I probably wouldn't spend a dime if I only bought what I need. Dave is right. We don't truly need much.

When I went shopping for shoes with my friend Kay, I pointed out my everyday shoes had a hole in each shoe and had stretched out so much they were rubbing the skin off my foot. Definitely a case of need. And a big sale proved to be the perfect time to buy. But that's one of the very rare times I bought from need, not want.

I recently did a story on Bobbi Sue, a woman who started a new county wide charity that fills a great need.

She says she looked around her home and decided she had too much of everything - too many towels jamming the linen closet, too much kitchen stuff jamming her drawers, too many things cluttering her house.
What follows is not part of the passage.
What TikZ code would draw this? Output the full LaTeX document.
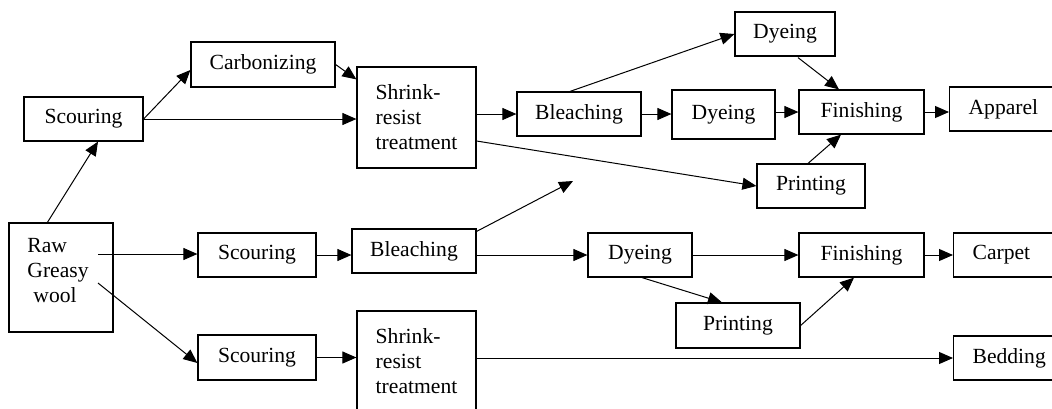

"I counted nine spatulas in one drawer," she says. "I think there are two kinds of people around here - those who have too much and those who have next to nothing."

She decided to clean out her house, giving all the excess to the needy. Then her friends thought it was a good idea so they did the same thing.

From there, the idea just grew after she placed a notice on Craig's list asking for things that could be recycled for those in need.

After two years, she fills six storage units with recycled clothes and home goods. Now, this good Samaritan takes calls from churches and other groups with poor clients who need help. She says she averages about three calls a day.

"I had a woman come in today who broke down crying when she was given her choice of kitchen ware. Another woman cried with joy when she was given a bed. She's been sleeping on a sofa for a long time."

Those of us with so much don't realize there are others who would regard a recycled pot as a luxury.

Bobbi Sue is right. We should all rid our homes of excess by donating it to those in need.

Even David, with his Spartan buying habits, had to make three trips to Habitat for Humanity when he decided to rid his home of excess.

Those of us with too much can be a blessing to others who have next to nothing.

And, truth be told, most of us have too much.